Sports Meet being declared open by
Sir Robert Stanes

Once Robert Stanes wrote a message to the students of the school to be read in the school assembly on the opening day. We can understand the secret of his success from this message!

     A MOTTO " High failures overleap the bounds of low success". "I feel that, at the beginning of this new term, I must give our children a motto for the year and I have chosen this one, because it helped me. Let us, dear children have high ideal. AIM HIGH :be not content with a merepass certificate but with a first class pass. If we aim high we will accomplish something, but if we are content with the mediocre we shall reap a poor harvest. At this time children make many resolutions to study very faithfully, but at the
close of the first term, we invariably find that we have broken a greater number of them. There is a reason for this:We meet with failure; we lose courage and want to give up the struggle. We take refuge in the thought, that someother classmate is more capable and we are willing to take the second place. But this should not be; if we fail on Monday let us take fresh courage for Tuesday's work. For surely Monday's failure has shown us how to meet Tuesday's difficulties".

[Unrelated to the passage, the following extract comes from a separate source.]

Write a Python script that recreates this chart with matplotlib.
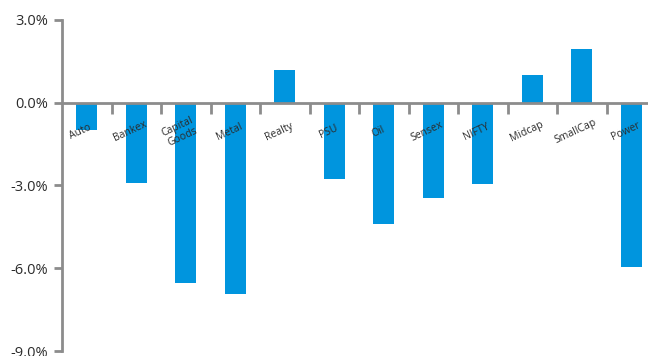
import matplotlib
matplotlib.use('Agg')
import matplotlib.pyplot as plt
from matplotlib.ticker import FuncFormatter, MultipleLocator

# sector returns (%)
sectors = ['Auto', 'Bankex', 'Capital\nGoods', 'Metal', 'Realty', 'PSU', 'Oil',
           'Sensex', 'NIFTY', 'Midcap', 'SmallCap', 'Power']
returns = [-1.0, -2.9, -6.55, -6.95, 1.2, -2.75, -4.4, -3.45, -2.95, 1.0, 1.95, -5.95]

bar_color = '#0095DE'
axis_color = '#8C8C8C'
text_color = '#2B2B2B'

plt.rcParams['font.family'] = ['Open Sans', 'DejaVu Sans']

fig = plt.figure(figsize=(6.48, 3.56), dpi=100)
ax = fig.add_axes([0.0957, 0.014, 0.9167, 0.93])

x = list(range(len(sectors)))
ax.bar(x, returns, width=0.43, color=bar_color, zorder=2)

ax.set_xlim(-0.5, 11.5)
ax.set_ylim(-9, 3)
ax.yaxis.set_major_locator(MultipleLocator(3))
ax.yaxis.set_major_formatter(FuncFormatter(lambda v, p: f'{v:.1f}%'))

# spines: left axis and the zero line
for s in ['top', 'right']:
    ax.spines[s].set_visible(False)
ax.spines['left'].set_color(axis_color)
ax.spines['left'].set_linewidth(2)
ax.spines['bottom'].set_position(('data', 0))
ax.spines['bottom'].set_color(axis_color)
ax.spines['bottom'].set_linewidth(2)
ax.spines['bottom'].set_zorder(3)

ax.tick_params(axis='y', colors=axis_color, labelcolor=text_color,
               labelsize=10.5, length=6, width=2, pad=4)
ax.set_xticks([i + 0.5 for i in x[:-1]])
ax.tick_params(axis='x', colors=axis_color, length=8, width=2,
               labelbottom=False, direction='out')

for i, name in enumerate(sectors):
    ax.text(i - 0.12, -1.05, name, rotation=25, ha='center', va='center',
            fontsize=7.5, color=text_color, linespacing=1.0, zorder=4)

fig.savefig('out.png', dpi=100)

      "Heights by great men reached and kept were not attained by sudden flight and so let us do our best each day. If we can create within overselves a capacity for hardwork, a courage that will not be daunted by failure, then we are sure to suceed " (Jany 1912)

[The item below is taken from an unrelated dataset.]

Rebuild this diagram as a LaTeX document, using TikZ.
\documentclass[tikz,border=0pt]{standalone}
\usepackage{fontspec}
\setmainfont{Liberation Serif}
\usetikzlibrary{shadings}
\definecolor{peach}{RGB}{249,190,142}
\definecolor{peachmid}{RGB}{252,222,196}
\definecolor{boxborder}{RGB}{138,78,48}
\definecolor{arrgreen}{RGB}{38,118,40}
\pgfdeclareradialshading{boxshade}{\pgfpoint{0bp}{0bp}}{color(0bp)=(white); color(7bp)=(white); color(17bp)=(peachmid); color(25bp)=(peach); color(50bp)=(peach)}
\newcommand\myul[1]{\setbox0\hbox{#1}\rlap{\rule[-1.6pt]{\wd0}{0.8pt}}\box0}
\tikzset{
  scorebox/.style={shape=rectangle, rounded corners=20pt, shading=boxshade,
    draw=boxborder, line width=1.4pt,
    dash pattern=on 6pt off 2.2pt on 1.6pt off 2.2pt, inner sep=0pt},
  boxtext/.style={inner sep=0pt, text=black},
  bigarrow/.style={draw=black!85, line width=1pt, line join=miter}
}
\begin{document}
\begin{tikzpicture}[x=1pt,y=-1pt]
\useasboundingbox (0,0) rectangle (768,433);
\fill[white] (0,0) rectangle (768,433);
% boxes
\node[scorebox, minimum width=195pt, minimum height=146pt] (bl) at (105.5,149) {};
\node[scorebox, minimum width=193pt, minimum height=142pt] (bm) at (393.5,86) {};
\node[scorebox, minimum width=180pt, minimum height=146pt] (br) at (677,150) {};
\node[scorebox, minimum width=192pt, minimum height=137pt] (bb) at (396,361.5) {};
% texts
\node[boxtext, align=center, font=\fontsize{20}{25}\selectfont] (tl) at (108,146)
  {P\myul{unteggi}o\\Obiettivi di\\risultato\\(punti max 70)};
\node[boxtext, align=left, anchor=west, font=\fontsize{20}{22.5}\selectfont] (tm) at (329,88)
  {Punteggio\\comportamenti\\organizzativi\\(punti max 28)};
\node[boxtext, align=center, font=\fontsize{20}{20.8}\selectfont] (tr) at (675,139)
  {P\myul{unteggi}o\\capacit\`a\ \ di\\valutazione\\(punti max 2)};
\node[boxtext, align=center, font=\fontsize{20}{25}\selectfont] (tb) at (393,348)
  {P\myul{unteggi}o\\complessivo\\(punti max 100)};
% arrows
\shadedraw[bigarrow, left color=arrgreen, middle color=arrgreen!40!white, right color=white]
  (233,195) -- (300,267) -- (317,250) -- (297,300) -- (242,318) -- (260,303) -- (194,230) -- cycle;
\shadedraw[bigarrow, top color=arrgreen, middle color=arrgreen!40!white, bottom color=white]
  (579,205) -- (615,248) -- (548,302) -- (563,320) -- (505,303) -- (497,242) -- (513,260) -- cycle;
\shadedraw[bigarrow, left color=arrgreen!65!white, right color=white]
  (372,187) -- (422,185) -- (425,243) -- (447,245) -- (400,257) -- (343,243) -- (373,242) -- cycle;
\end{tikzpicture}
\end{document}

      The school, with its founder, celebrated its Golden Jubilee in 1912. In 1914 Robert Stanes was awarded the Kaiser~I~Hind gold medal and in 1920 He was knighted. But whether his services had been recognized or not, Sir Robert Stanes would have continued to live as always. "A christian knight", a great gentleman", "a great industrialist", "the Grand old man of South India" and "the children's friend"

     Here was no Midas who turned everything he touched into gold, but rather a simple and a lovable man, who made money only to give it back, who at the age of twenty launched out on a big business adventure and at the age of twenty one founded a school. He watched over the fruits of his labours for seventy five years and died at Coonoor on the 6th September 1936 at the age of ninety five, a truely blessed man.